Sementara kiprah internasional NU terbaca sejak awal sebelum berdiri, yakni ketika sekelompok kiai membentuk komite hijaz. Komite hijaz adalah panitia ad hoc yang dibentuk para kiai untuk dikirim ke Saudi Arabi dengan misi utama melindungi kebebasan bermadzhab dalam Islam, serta perlindungan atas situs-situs suci di sekitar hijaz (Mekkah-Madinah), dari gempuran program dan gerakan purifikasi Islam Wahabi dan rezim Saudi.
Kiprah di tingkat internasional tidak saja di zaman kolonial, justru di era sekarang semakin mendapatkan momentum. Warna keagamaan NU yang toleran, moderat, dan bahkan mengkampanyekan pluraritas dipandang cocok dengan kondisi kontemporer. Relasi dan cara NU merangkul budaya lokal menjadikan Islam di tangan NU elastis, estetis, dan ritmis. Islam NU yang belakangan disebut Islam Nusantara, terbukti dihajatkan negara, dan dibutuhkan sebagai alternatif pendekatan untuk menyelesaikan Afghanistan, Syria bahkan Saudi Arabia. Ketika Muhammad bin Salman, putra mahkota Saudi, memutus relasi kuasa agama-negara dengan kelompok Wahabi dan menginginkan Saudi Arabia lebih terbuka, warna, dan langgam keislaman model NU menyeruak.
NU dan Negara
Membincangkan NU tanpa mengaitkan dengan negara, sama halnya memisahkan gula dari rasa manisnya. Pasang surut NU dalam kehidupan bernegara tidak berarti menyebabkan ormas Islam terbesar di republik ini, kapok berpolitik. Bahkan di saat proyek “azas tunggal” yang membuat NU terdesak dari hiruk pikuk politik dan hanya sebagai “penonton’ pembangunan, terlempar dari pusat kekuasaan dan banyak aktivisnya terdampar dalam lembaga sosial kemasyarakatan (LSM), NU tetap menggeliat. Tempaan zaman kolonial maupun zaman Orba menjadikan NU sebagai ormas yang eksis baik ketika berpatron dengan struktur negara (state), maupun hidup di tengah masyarakat membangun dan merawat kultur (society).

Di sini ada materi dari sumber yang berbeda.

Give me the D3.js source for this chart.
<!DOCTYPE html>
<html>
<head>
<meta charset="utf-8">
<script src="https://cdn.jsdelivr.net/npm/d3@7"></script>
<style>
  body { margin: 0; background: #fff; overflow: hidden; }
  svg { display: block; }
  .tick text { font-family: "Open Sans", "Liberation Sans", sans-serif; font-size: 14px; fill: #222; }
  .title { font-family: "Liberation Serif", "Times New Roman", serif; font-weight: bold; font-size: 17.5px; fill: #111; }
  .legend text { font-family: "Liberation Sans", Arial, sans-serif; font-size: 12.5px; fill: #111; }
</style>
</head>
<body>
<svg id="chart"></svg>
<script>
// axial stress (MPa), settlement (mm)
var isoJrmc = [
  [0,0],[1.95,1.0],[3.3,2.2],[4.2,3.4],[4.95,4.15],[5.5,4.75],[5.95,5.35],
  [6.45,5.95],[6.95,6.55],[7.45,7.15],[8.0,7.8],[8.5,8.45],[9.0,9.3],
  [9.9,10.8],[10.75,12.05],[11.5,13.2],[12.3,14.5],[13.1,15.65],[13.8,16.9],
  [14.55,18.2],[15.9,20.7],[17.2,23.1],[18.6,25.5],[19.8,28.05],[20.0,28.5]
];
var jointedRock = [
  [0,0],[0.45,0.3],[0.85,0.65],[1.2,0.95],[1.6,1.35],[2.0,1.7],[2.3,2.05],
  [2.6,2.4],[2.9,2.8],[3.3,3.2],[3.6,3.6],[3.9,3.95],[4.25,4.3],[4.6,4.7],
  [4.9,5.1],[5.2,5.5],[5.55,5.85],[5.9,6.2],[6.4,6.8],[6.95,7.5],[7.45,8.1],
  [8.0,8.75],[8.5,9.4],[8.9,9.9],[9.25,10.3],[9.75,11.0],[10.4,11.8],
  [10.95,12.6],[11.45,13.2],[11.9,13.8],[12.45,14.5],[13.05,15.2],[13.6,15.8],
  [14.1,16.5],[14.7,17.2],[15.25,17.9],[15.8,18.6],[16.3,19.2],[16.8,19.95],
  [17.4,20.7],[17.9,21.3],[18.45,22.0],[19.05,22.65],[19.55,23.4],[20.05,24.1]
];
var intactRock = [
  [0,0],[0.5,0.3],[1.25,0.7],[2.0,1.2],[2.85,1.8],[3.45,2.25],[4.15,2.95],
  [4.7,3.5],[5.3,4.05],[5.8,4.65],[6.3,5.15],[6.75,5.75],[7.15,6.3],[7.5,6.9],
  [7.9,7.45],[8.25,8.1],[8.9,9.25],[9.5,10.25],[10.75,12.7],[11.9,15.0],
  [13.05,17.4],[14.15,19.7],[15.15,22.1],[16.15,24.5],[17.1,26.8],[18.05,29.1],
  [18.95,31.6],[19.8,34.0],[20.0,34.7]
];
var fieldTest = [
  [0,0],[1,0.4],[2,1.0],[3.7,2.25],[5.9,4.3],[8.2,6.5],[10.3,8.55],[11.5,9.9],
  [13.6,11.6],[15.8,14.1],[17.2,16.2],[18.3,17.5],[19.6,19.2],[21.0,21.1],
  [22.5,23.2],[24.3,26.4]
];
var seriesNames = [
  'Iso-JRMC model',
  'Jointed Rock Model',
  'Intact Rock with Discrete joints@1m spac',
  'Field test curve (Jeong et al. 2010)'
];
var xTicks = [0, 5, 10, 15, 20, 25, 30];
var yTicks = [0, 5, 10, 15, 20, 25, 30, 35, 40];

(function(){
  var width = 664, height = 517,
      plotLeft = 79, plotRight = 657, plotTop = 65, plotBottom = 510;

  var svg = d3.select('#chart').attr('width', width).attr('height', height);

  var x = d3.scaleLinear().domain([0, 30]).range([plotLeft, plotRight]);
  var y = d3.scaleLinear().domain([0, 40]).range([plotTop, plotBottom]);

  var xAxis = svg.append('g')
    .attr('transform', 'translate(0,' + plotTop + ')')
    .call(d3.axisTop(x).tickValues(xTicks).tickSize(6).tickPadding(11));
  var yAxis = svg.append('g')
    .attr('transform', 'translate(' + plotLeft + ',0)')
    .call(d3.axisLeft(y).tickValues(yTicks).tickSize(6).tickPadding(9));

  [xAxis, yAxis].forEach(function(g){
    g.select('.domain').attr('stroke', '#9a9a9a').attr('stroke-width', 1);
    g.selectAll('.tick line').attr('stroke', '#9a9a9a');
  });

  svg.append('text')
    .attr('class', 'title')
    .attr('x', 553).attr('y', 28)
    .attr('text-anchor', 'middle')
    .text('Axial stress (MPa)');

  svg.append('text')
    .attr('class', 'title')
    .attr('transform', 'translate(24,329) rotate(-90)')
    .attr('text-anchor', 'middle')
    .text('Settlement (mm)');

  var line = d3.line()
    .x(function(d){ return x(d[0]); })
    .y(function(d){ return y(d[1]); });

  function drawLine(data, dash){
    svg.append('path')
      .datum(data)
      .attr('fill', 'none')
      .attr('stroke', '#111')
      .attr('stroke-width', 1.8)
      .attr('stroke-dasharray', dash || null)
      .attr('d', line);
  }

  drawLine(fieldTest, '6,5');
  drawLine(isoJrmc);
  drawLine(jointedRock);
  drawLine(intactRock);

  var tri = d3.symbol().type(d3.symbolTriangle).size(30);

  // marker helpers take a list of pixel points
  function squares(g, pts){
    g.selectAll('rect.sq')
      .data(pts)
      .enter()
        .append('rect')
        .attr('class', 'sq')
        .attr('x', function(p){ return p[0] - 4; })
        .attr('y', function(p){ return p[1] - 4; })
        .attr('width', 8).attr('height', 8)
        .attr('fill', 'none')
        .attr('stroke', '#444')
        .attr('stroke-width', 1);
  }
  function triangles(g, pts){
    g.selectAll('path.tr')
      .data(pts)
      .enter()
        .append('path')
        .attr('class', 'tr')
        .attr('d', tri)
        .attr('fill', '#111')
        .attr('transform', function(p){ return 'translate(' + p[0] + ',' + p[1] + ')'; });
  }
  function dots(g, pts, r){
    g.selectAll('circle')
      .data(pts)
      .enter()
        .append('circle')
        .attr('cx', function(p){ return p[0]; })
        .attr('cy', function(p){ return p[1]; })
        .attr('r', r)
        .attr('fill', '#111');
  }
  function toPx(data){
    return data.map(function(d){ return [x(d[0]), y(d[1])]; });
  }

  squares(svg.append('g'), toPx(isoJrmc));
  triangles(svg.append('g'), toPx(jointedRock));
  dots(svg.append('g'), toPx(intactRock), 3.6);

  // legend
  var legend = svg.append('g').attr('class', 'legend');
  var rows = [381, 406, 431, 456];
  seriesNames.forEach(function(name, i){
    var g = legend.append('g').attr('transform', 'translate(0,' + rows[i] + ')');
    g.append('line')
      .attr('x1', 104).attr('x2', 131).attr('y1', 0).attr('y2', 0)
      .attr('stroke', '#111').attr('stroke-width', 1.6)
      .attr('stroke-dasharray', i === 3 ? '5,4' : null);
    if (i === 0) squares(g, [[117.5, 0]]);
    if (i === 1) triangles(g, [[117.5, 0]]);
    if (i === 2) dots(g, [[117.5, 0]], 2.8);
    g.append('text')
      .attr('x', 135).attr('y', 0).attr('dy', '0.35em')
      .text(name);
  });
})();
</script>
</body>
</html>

Bersama TNI/Polri, kaum nasionalis dan kalangan modernis Islam, sejatinya NU adalah pemilik negeri ini. Empat kelompok inilah yang dari awal revolusi bahu- membahu merebut, mempertahankan, dan mewarnai kemerdekaan. Slogan NKRI harga mati, sejatianya adalah deklarasi bahwa NKRI milik empat kelompok tersebut. Sama halnya dengan Saudi Arabia milik Keluarga Saud, Brunei Darussalam milik Keluarga Bolkiah, atau Inggris milik keluarga Ratu Elizabeth.

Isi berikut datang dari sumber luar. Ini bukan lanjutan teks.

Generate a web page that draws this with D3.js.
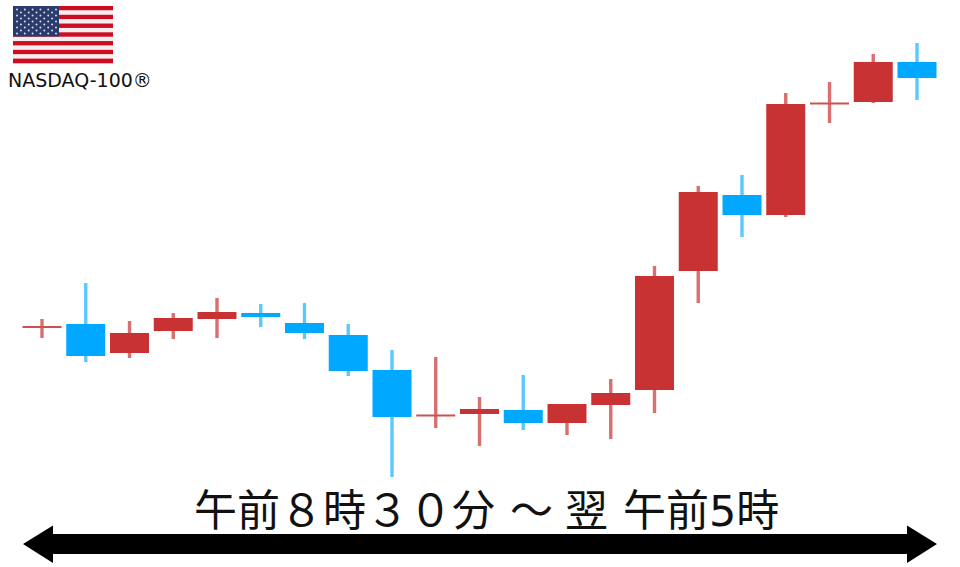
<!DOCTYPE html>
<html lang="ja">
<head>
    <meta charset="UTF-8">
    <script src="https://d3js.org/d3.v7.min.js"></script>
    <style>
        html, body { margin: 0; padding: 0; background: #fff; }
        svg { display: block; }
        text { font-family: "DejaVu Sans", "Noto Sans CJK JP", sans-serif; fill: #111; }
    </style>
</head>
<body>
    <div id="chart"></div>
    <script>
        const slots  = d3.range(21);
        const opens  = [241, 211, 214, 236, 248, 250, 234, 196, 150, 152.5, 153, 144, 144, 162, 177, 296, 352, 352, 464.5, 465, 489];
        const closes = [241, 243, 234, 249, 255, 254, 244, 232, 197, 152.5, 158, 157, 163, 174, 291, 375, 372, 463, 464.5, 505, 505];
        const highs  = [248, 284, 246, 254, 269, 263, 264, 243, 217, 210, 170, 192, 163, 188, 301, 381, 392, 474, 485, 513, 524];
        const lows   = [229, 205, 209, 228, 229, 240, 228, 191, 90, 139, 121, 137, 132, 128, 154, 264, 330, 350, 444, 464, 467];
        const isBlue = [false, true, false, false, false, true, true, true, true, false, false, true, false, false, false, false, true, false, false, false, true];
        const titleParts = ["午前８時３０分", "～", "翌", "午前5時"];
        const titleStarts = [194, 510, 565, 623];
        const indexName = "NASDAQ-100®";

        const width = 960, height = 567;
        const bodyW = 39;

        const svg = d3.select("#chart").append("svg")
            .attr("width", width)
            .attr("height", height);

        const defs = svg.append("defs");
        defs.append("filter")
            .attr("id", "soft")
            .append("feGaussianBlur")
            .attr("stdDeviation", 0.7);
        defs.append("filter")
            .attr("id", "softer")
            .append("feGaussianBlur")
            .attr("stdDeviation", 0.45);

        const x = d3.scalePoint().domain(slots).range([42, 917]);
        const y = d3.scaleLinear().domain([0, height]).range([height, 0]);

        const candles = svg.append("g").attr("filter", "url(#soft)")
            .selectAll("g")
            .data(slots)
            .enter().append("g");

        candles.append("line")
            .attr("x1", i => x(i))
            .attr("x2", i => x(i))
            .attr("y1", i => y(highs[i]))
            .attr("y2", i => y(lows[i]))
            .attr("stroke", i => isBlue[i] ? "#5cc8ff" : "#d96f6f")
            .attr("stroke-width", 3.4);

        candles.append("rect")
            .attr("x", i => x(i) - bodyW / 2)
            .attr("width", bodyW)
            .attr("y", i => y(Math.max(opens[i], closes[i])))
            .attr("height", i => Math.max(2, Math.abs(opens[i] - closes[i])))
            .attr("fill", i => isBlue[i] ? "#00a8ff" : (opens[i] === closes[i] ? "#d04f50" : "#c93232"));

        // flag
        const flag = svg.append("g").attr("filter", "url(#softer)");
        const stripes = d3.range(13);
        const flagX = d3.scaleLinear().domain([0, 100]).range([13, 113]);
        const flagY = d3.scaleBand().domain(stripes).range([6, 63]);
        flag.selectAll("rect.stripe")
            .data(stripes)
            .enter().append("rect")
            .attr("class", "stripe")
            .attr("x", flagX(0))
            .attr("width", flagX(100) - flagX(0))
            .attr("y", d => flagY(d))
            .attr("height", flagY.bandwidth() + 0.3)
            .attr("fill", d => d % 2 ? "#f6eeee" : "#cc0a20");
        flag.append("rect")
            .attr("x", flagX(0)).attr("y", 6)
            .attr("width", 46).attr("height", 30.5)
            .attr("fill", "#2b3a6e");
        const starRows = d3.range(9), starCols = d3.range(11);
        starRows.forEach(r => {
            starCols.filter(c => (c + r) % 2 === 0).forEach(c => {
                flag.append("circle")
                    .attr("cx", 17 + c * 3.9)
                    .attr("cy", 9.5 + r * 3)
                    .attr("r", 0.95)
                    .attr("fill", "#dfe3ef");
            });
        });

        svg.append("text")
            .attr("x", 8).attr("y", 86.5)
            .attr("font-size", 19)
            .text(indexName);

        svg.selectAll("text.title")
            .data(titleParts)
            .enter().append("text")
            .attr("class", "title")
            .attr("x", (d, i) => titleStarts[i])
            .attr("y", 526)
            .attr("font-size", 43)
            .text(d => d);

        // double arrow under the title
        svg.append("path")
            .attr("d", d3.line()([[23, 544], [53, 525.5], [53, 534], [907, 534], [907, 525.5], [937, 544], [907, 563], [907, 554], [53, 554], [53, 563]]) + "Z")
            .attr("fill", "#000");
    </script>
</body>
</html>
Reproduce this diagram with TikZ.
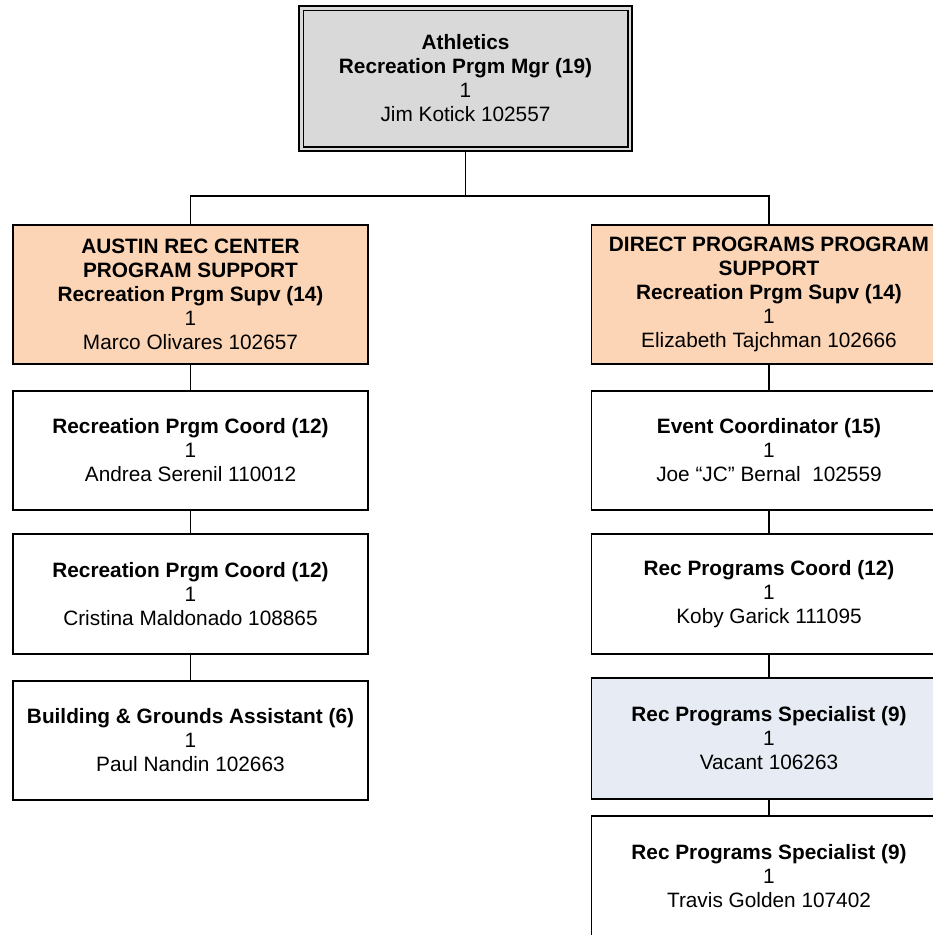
\documentclass[tikz,border=0pt]{standalone}
\usepackage{fontspec}
\setmainfont{Liberation Sans}
\definecolor{topgray}{HTML}{D9D9D9}
\definecolor{peach}{HTML}{FBD5B5}
\definecolor{paleblue}{HTML}{E7ECF4}
\tikzset{
  orgbox/.style={draw=black, line width=1.6pt, rectangle, inner sep=0pt, align=center,
    minimum width=355pt, font=\fontsize{20.8}{24}\selectfont, text=black},
  topbox/.style={orgbox, fill=topgray, draw=black, double=topgray, double distance=2.8pt,
    line width=1.7pt, minimum width=328.8pt, minimum height=140.8pt},
  supbox/.style={orgbox, fill=peach, minimum height=139pt},
  plainbox/.style={orgbox, fill=white},
  vacbox/.style={orgbox, fill=paleblue},
  link/.style={draw=black, line width=1.6pt}
}
\begin{document}
\begin{tikzpicture}[x=1pt,y=-1pt]
\clip (0,0) rectangle (933,935);
\fill[white] (0,0) rectangle (933,935);

\node[topbox] (top) at (465.5,78.5) {\textbf{Athletics}\\\textbf{Recreation Prgm Mgr (19)}\\1\\Jim Kotick 102557};

\node[supbox] (austin) at (190.5,294.5) {\textbf{AUSTIN REC CENTER}\\\textbf{PROGRAM SUPPORT}\\\textbf{Recreation Prgm Supv (14)}\\1\\Marco Olivares 102657};
\node[supbox] (direct) at (769,294.5) {\textbf{DIRECT PROGRAMS PROGRAM}\\\textbf{SUPPORT}\\\textbf{Recreation Prgm Supv (14)}\\1\\Elizabeth Tajchman 102666};

\node[plainbox, minimum height=119pt] (l2) at (190.5,450.5) {\textbf{Recreation Prgm Coord (12)}\\1\\Andrea Serenil 110012};
\node[plainbox, minimum height=120pt] (l3) at (190.5,594) {\textbf{Recreation Prgm Coord (12)}\\1\\Cristina Maldonado 108865};
\node[plainbox, minimum height=119pt] (l4) at (190.5,740.5) {\textbf{Building \& Grounds Assistant (6)}\\1\\Paul Nandin 102663};

\node[plainbox, minimum height=119pt] (r2) at (769,450.5) {\textbf{Event Coordinator (15)}\\1\\Joe “JC” Bernal\ \ 102559};
\node[plainbox, minimum height=120pt] (r3) at (769,594) {\textbf{Rec Programs Coord (12)}\\1\\Koby Garick 111095};
\node[vacbox, minimum height=121pt] (r4) at (769,738.5) {\textbf{Rec Programs Specialist (9)}\\1\\Vacant 106263};
\node[plainbox, minimum height=121pt] (r5) at (769,876.5) {\textbf{Rec Programs Specialist (9)}\\1\\Travis Golden 107402};

\coordinate (bus) at (465.5,196);
\draw[link] (top.south) -- (bus);
\draw[link] (bus) -| (austin.north);
\draw[link] (bus) -| (direct.north);
\draw[link] (austin) -- (l2);
\draw[link] (l2) -- (l3);
\draw[link] (l3) -- (l4);
\draw[link] (direct) -- (r2);
\draw[link] (r2) -- (r3);
\draw[link] (r3) -- (r4);
\draw[link] (r4) -- (r5);
\end{tikzpicture}
\end{document}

TNI/Polri awalnya adalah para kombatan yang tergabung dalam Badan Keamanan Rakyat (BKR)/Tentara Keamanan Rakyat (TKR), Tentara Republik Indonesia Pelajar (TRIP), dan laskar-laskar lainnya. Kaum nasionalis, awalnya adalah para aktivis Budi Utomo (BU) serta sejumlah organisasi nasionalis lainnya. Sedangkan kalangan modernis Islam, yaitu Muhammadiyah, Al-Irsyad Islamiayah, dan Persatuan Islam (Persis). Sedangkan sayap Islam tradisional terdiri atas NU, Al-Wasliyah, Matla’ul Anwar, Persatuan Tarbiyah Islam (Perti), serta Nahdlatul Wathon.